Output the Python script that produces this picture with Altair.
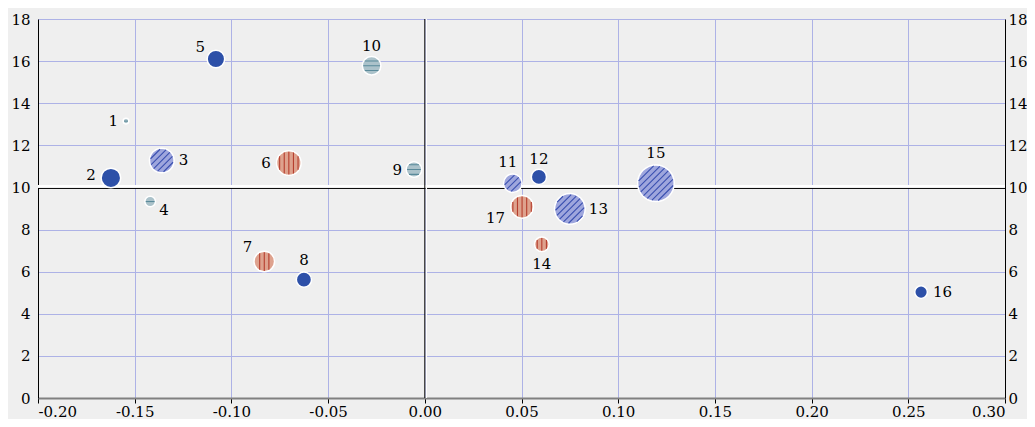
import math
import altair as alt
import pandas as pd

# ---- data ----
labels = ["1", "2", "3", "4", "5", "6", "7", "8", "9", "10",
          "11", "12", "13", "14", "15", "16", "17"]
x_vals = [-0.1545, -0.1623, -0.1360, -0.1420, -0.1080, -0.0703, -0.0830, -0.0625, -0.0056, -0.0275,
          0.0455, 0.0590, 0.0750, 0.0605, 0.1195, 0.2566, 0.0503]
y_vals = [13.15, 10.45, 11.28, 9.33, 16.10, 11.16, 6.48, 5.62, 10.85, 15.78,
          10.20, 10.50, 8.98, 7.30, 10.20, 5.03, 9.08]
weights = [8, 96, 151, 28, 77, 151, 106, 58, 61, 86,
           86, 58, 234, 53, 335, 40, 128]
groups = ["C", "A", "B", "C", "A", "D", "D", "A", "C", "C",
          "B", "A", "B", "D", "B", "A", "D"]

x_cross = 0.0
y_cross = 10.0
x_ticks = [-0.20, -0.15, -0.10, -0.05, 0.0, 0.05, 0.10, 0.15, 0.20, 0.25, 0.30]
y_ticks = [0, 2, 4, 6, 8, 10, 12, 14, 16, 18]

# ---- styles ----
FONT = "DejaVu Serif"
FS = 15
BG = "#efefef"
GRID = "#adb2e6"
group_domain = ["A", "B", "C", "D"]
fill_colors = ["#2d50a8", "#9ea6dd", "#abc2ca", "#dea28e"]
line_colors = ["#2d50a8", "#3a50b0", "#5a8a9a", "#b63e2e"]
pattern_kind = {"B": "diag", "C": "horiz", "D": "vert"}
spacing_px = {"diag": 4.6, "horiz": 4.8, "vert": 4.6}

label_pos = {
    "1": (-8, 0, "right"), "2": (-15, -3, "right"), "3": (17, 0, "left"),
    "4": (9, 8, "left"), "5": (-11, -12, "right"), "6": (-18, 0, "right"),
    "7": (-12, -15, "right"), "8": (0, -20, "center"), "9": (-12, 0, "right"),
    "10": (0, -20, "center"), "11": (-5, -21, "center"), "12": (0, -18, "center"),
    "13": (19, 0, "left"), "14": (0, 20, "center"), "15": (0, -30, "center"),
    "16": (12, 0, "left"), "17": (-17, 11, "right"),
}

wmax = max(weights)
size_scale = alt.Scale(type="linear", domain=[0, wmax], range=[0, 4 * wmax], zero=True)


def pattern_path(kind, w):
    """Chord lines inside a unit circle, with a constant pixel spacing."""
    r = math.sqrt(w)  # circle radius in px for size = 4 * w
    rho = max(0.2, 1 - 0.9 / r)
    s = spacing_px[kind] / r
    parts = []
    n = int(rho / s) + 1
    for k in range(-n, n + 1):
        d = k * s
        if abs(d) >= rho * 0.97:
            continue
        h = math.sqrt(rho * rho - d * d)
        if kind == "horiz":
            p1, p2 = (-h, d), (h, d)
        elif kind == "vert":
            p1, p2 = (d, -h), (d, h)
        else:
            c = 1 / math.sqrt(2)
            nx, ny = c, c
            tx, ty = c, -c
            p1 = (d * nx - h * tx, d * ny - h * ty)
            p2 = (d * nx + h * tx, d * ny + h * ty)
        parts.append("M%.3f,%.3fL%.3f,%.3f" % (p1[0], p1[1], p2[0], p2[1]))
    return "".join(parts) if parts else "M0,0L0,0"


df = pd.DataFrame({"label": labels, "x": x_vals, "y": y_vals, "w": weights, "group": groups})
pat_df = df[df["group"] != "A"].copy()
pat_paths = [pattern_path(pattern_kind[g], w) for g, w in zip(pat_df["group"], pat_df["w"])]

xs = alt.Scale(domain=[x_ticks[0], x_ticks[-1]], nice=False, zero=False)
ys = alt.Scale(domain=[y_ticks[0], y_ticks[-1]], nice=False, zero=False)

x_axis = alt.Axis(
    values=x_ticks, grid=True, gridColor=GRID, gridWidth=1, title=None,
    domainColor="#808080", domainWidth=2, tickColor="#000000", tickSize=5, tickWidth=1,
    labelFont=FONT, labelFontSize=FS, labelColor="#000000", labelPadding=1,
    labelExpr="datum.value < 0 ? '-' + format(-datum.value, '.2f') : format(datum.value, '.2f')",
)
y_axis_left = alt.Axis(
    values=y_ticks, grid=True, gridColor=GRID, gridWidth=1, title=None, orient="left",
    domainColor="#000000", domainWidth=1, ticks=False, labelPadding=8,
    labelFont=FONT, labelFontSize=FS, labelColor="#000000",
)
y_axis_right = alt.Axis(
    values=y_ticks, grid=False, title=None, orient="right",
    domainColor="#000000", domainWidth=1, ticks=False, labelPadding=3,
    labelFont=FONT, labelFontSize=FS, labelColor="#000000",
)


def X(field):
    return alt.X(field, scale=xs, axis=x_axis)


base = alt.Chart(df)

grid_layer = base.mark_point(opacity=0).encode(
    x=X("x:Q"),
    y=alt.Y("y:Q", scale=ys, axis=y_axis_left),
)
right_layer = base.mark_point(opacity=0).encode(
    x=X("x:Q"),
    y=alt.Y("y:Q", scale=ys, axis=y_axis_right),
)

cross_df = pd.DataFrame({"xc": [x_cross], "yc": [y_cross]})
cross = alt.Chart(cross_df)
h_white = cross.mark_rule(color="#ffffff", strokeWidth=3, yOffset=-1).encode(
    y=alt.Y("yc:Q", scale=ys, axis=None))
h_black = cross.mark_rule(color="#000000", strokeWidth=1, yOffset=1).encode(
    y=alt.Y("yc:Q", scale=ys, axis=None))
v_white = cross.mark_rule(color="#ffffff", strokeWidth=1.5, xOffset=1.5).encode(
    x=X("xc:Q"))
v_black = cross.mark_rule(color="#000000", strokeWidth=1).encode(
    x=X("xc:Q"))

bubbles = base.mark_point(shape="circle", filled=True, opacity=1, strokeWidth=1.5,
                          stroke="#ffffff", strokeOpacity=1).encode(
    x=X("x:Q"),
    y=alt.Y("y:Q", scale=ys, axis=None),
    size=alt.Size("w:Q", scale=size_scale, legend=None),
    fill=alt.Fill("group:N", scale=alt.Scale(domain=group_domain, range=fill_colors), legend=None),
)

patterns = alt.Chart(pat_df).mark_point(filled=False, opacity=1, strokeWidth=1.1,
                                        strokeOpacity=1).encode(
    x=X("x:Q"),
    y=alt.Y("y:Q", scale=ys, axis=None),
    size=alt.Size("w:Q", scale=size_scale, legend=None),
    shape=alt.Shape("label:N", scale=alt.Scale(domain=list(pat_df["label"]), range=pat_paths),
                    legend=None),
    stroke=alt.Stroke("group:N", scale=alt.Scale(domain=group_domain, range=line_colors),
                      legend=None),
)

text_layers = []
for lab in labels:
    dx, dy, align = label_pos[lab]
    text_layers.append(
        base.transform_filter(alt.datum.label == lab).mark_text(
            font=FONT, fontSize=FS, color="#000000", dx=dx, dy=dy,
            align=align, baseline="middle",
        ).encode(
            x=X("x:Q"),
            y=alt.Y("y:Q", scale=ys, axis=None),
            text="label:N",
        )
    )

chart = alt.layer(
    grid_layer, right_layer, h_white, h_black, v_white, v_black, bubbles, patterns, *text_layers
).resolve_axis(y="independent").resolve_scale(
    fill="independent", stroke="independent", shape="independent"
).properties(
    width=967, height=379,
    autosize=alt.AutoSizeParams(type="none"),
    padding={"left": 30, "top": 11, "right": 22, "bottom": 21},
    background=BG,
).configure_view(strokeWidth=0)

chart.save("out.html", embed_options={"renderer": "svg", "actions": False})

━━━━━━

▶ **INSTRUCTIONS FOR THE TASK**:
Transcribe the whole listing exactly. Pictures are excluded.

▶ **PROBLEM SOLUTION**:
Output the Python script that produces this picture with Altair.
import math
import altair as alt
import pandas as pd

# ---- data ----
labels = ["1", "2", "3", "4", "5", "6", "7", "8", "9", "10",
          "11", "12", "13", "14", "15", "16", "17"]
x_vals = [-0.1545, -0.1623, -0.1360, -0.1420, -0.1080, -0.0703, -0.0830, -0.0625, -0.0056, -0.0275,
          0.0455, 0.0590, 0.0750, 0.0605, 0.1195, 0.2566, 0.0503]
y_vals = [13.15, 10.45, 11.28, 9.33, 16.10, 11.16, 6.48, 5.62, 10.85, 15.78,
          10.20, 10.50, 8.98, 7.30, 10.20, 5.03, 9.08]
weights = [8, 96, 151, 28, 77, 151, 106, 58, 61, 86,
           86, 58, 234, 53, 335, 40, 128]
groups = ["C", "A", "B", "C", "A", "D", "D", "A", "C", "C",
          "B", "A", "B", "D", "B", "A", "D"]

x_cross = 0.0
y_cross = 10.0
x_ticks = [-0.20, -0.15, -0.10, -0.05, 0.0, 0.05, 0.10, 0.15, 0.20, 0.25, 0.30]
y_ticks = [0, 2, 4, 6, 8, 10, 12, 14, 16, 18]

# ---- styles ----
FONT = "DejaVu Serif"
FS = 15
BG = "#efefef"
GRID = "#adb2e6"
group_domain = ["A", "B", "C", "D"]
fill_colors = ["#2d50a8", "#9ea6dd", "#abc2ca", "#dea28e"]
line_colors = ["#2d50a8", "#3a50b0", "#5a8a9a", "#b63e2e"]
pattern_kind = {"B": "diag", "C": "horiz", "D": "vert"}
spacing_px = {"diag": 4.6, "horiz": 4.8, "vert": 4.6}

label_pos = {
    "1": (-8, 0, "right"), "2": (-15, -3, "right"), "3": (17, 0, "left"),
    "4": (9, 8, "left"), "5": (-11, -12, "right"), "6": (-18, 0, "right"),
    "7": (-12, -15, "right"), "8": (0, -20, "center"), "9": (-12, 0, "right"),
    "10": (0, -20, "center"), "11": (-5, -21, "center"), "12": (0, -18, "center"),
    "13": (19, 0, "left"), "14": (0, 20, "center"), "15": (0, -30, "center"),
    "16": (12, 0, "left"), "17": (-17, 11, "right"),
}

wmax = max(weights)
size_scale = alt.Scale(type="linear", domain=[0, wmax], range=[0, 4 * wmax], zero=True)


def pattern_path(kind, w):
    """Chord lines inside a unit circle, with a constant pixel spacing."""
    r = math.sqrt(w)  # circle radius in px for size = 4 * w
    rho = max(0.2, 1 - 0.9 / r)
    s = spacing_px[kind] / r
    parts = []
    n = int(rho / s) + 1
    for k in range(-n, n + 1):
        d = k * s
        if abs(d) >= rho * 0.97:
            continue
        h = math.sqrt(rho * rho - d * d)
        if kind == "horiz":
            p1, p2 = (-h, d), (h, d)
        elif kind == "vert":
            p1, p2 = (d, -h), (d, h)
        else:
            c = 1 / math.sqrt(2)
            nx, ny = c, c
            tx, ty = c, -c
            p1 = (d * nx - h * tx, d * ny - h * ty)
            p2 = (d * nx + h * tx, d * ny + h * ty)
        parts.append("M%.3f,%.3fL%.3f,%.3f" % (p1[0], p1[1], p2[0], p2[1]))
    return "".join(parts) if parts else "M0,0L0,0"


df = pd.DataFrame({"label": labels, "x": x_vals, "y": y_vals, "w": weights, "group": groups})
pat_df = df[df["group"] != "A"].copy()
pat_paths = [pattern_path(pattern_kind[g], w) for g, w in zip(pat_df["group"], pat_df["w"])]

xs = alt.Scale(domain=[x_ticks[0], x_ticks[-1]], nice=False, zero=False)
ys = alt.Scale(domain=[y_ticks[0], y_ticks[-1]], nice=False, zero=False)

x_axis = alt.Axis(
    values=x_ticks, grid=True, gridColor=GRID, gridWidth=1, title=None,
    domainColor="#808080", domainWidth=2, tickColor="#000000", tickSize=5, tickWidth=1,
    labelFont=FONT, labelFontSize=FS, labelColor="#000000", labelPadding=1,
    labelExpr="datum.value < 0 ? '-' + format(-datum.value, '.2f') : format(datum.value, '.2f')",
)
y_axis_left = alt.Axis(
    values=y_ticks, grid=True, gridColor=GRID, gridWidth=1, title=None, orient="left",
    domainColor="#000000", domainWidth=1, ticks=False, labelPadding=8,
    labelFont=FONT, labelFontSize=FS, labelColor="#000000",
)
y_axis_right = alt.Axis(
    values=y_ticks, grid=False, title=None, orient="right",
    domainColor="#000000", domainWidth=1, ticks=False, labelPadding=3,
    labelFont=FONT, labelFontSize=FS, labelColor="#000000",
)


def X(field):
    return alt.X(field, scale=xs, axis=x_axis)


base = alt.Chart(df)

grid_layer = base.mark_point(opacity=0).encode(
    x=X("x:Q"),
    y=alt.Y("y:Q", scale=ys, axis=y_axis_left),
)
right_layer = base.mark_point(opacity=0).encode(
    x=X("x:Q"),
    y=alt.Y("y:Q", scale=ys, axis=y_axis_right),
)

cross_df = pd.DataFrame({"xc": [x_cross], "yc": [y_cross]})
cross = alt.Chart(cross_df)
h_white = cross.mark_rule(color="#ffffff", strokeWidth=3, yOffset=-1).encode(
    y=alt.Y("yc:Q", scale=ys, axis=None))
h_black = cross.mark_rule(color="#000000", strokeWidth=1, yOffset=1).encode(
    y=alt.Y("yc:Q", scale=ys, axis=None))
v_white = cross.mark_rule(color="#ffffff", strokeWidth=1.5, xOffset=1.5).encode(
    x=X("xc:Q"))
v_black = cross.mark_rule(color="#000000", strokeWidth=1).encode(
    x=X("xc:Q"))

bubbles = base.mark_point(shape="circle", filled=True, opacity=1, strokeWidth=1.5,
                          stroke="#ffffff", strokeOpacity=1).encode(
    x=X("x:Q"),
    y=alt.Y("y:Q", scale=ys, axis=None),
    size=alt.Size("w:Q", scale=size_scale, legend=None),
    fill=alt.Fill("group:N", scale=alt.Scale(domain=group_domain, range=fill_colors), legend=None),
)

patterns = alt.Chart(pat_df).mark_point(filled=False, opacity=1, strokeWidth=1.1,
                                        strokeOpacity=1).encode(
    x=X("x:Q"),
    y=alt.Y("y:Q", scale=ys, axis=None),
    size=alt.Size("w:Q", scale=size_scale, legend=None),
    shape=alt.Shape("label:N", scale=alt.Scale(domain=list(pat_df["label"]), range=pat_paths),
                    legend=None),
    stroke=alt.Stroke("group:N", scale=alt.Scale(domain=group_domain, range=line_colors),
                      legend=None),
)

text_layers = []
for lab in labels:
    dx, dy, align = label_pos[lab]
    text_layers.append(
        base.transform_filter(alt.datum.label == lab).mark_text(
            font=FONT, fontSize=FS, color="#000000", dx=dx, dy=dy,
            align=align, baseline="middle",
        ).encode(
            x=X("x:Q"),
            y=alt.Y("y:Q", scale=ys, axis=None),
            text="label:N",
        )
    )

chart = alt.layer(
    grid_layer, right_layer, h_white, h_black, v_white, v_black, bubbles, patterns, *text_layers
).resolve_axis(y="independent").resolve_scale(
    fill="independent", stroke="independent", shape="independent"
).properties(
    width=967, height=379,
    autosize=alt.AutoSizeParams(type="none"),
    padding={"left": 30, "top": 11, "right": 22, "bottom": 21},
    background=BG,
).configure_view(strokeWidth=0)

chart.save("out.html", embed_options={"renderer": "svg", "actions": False})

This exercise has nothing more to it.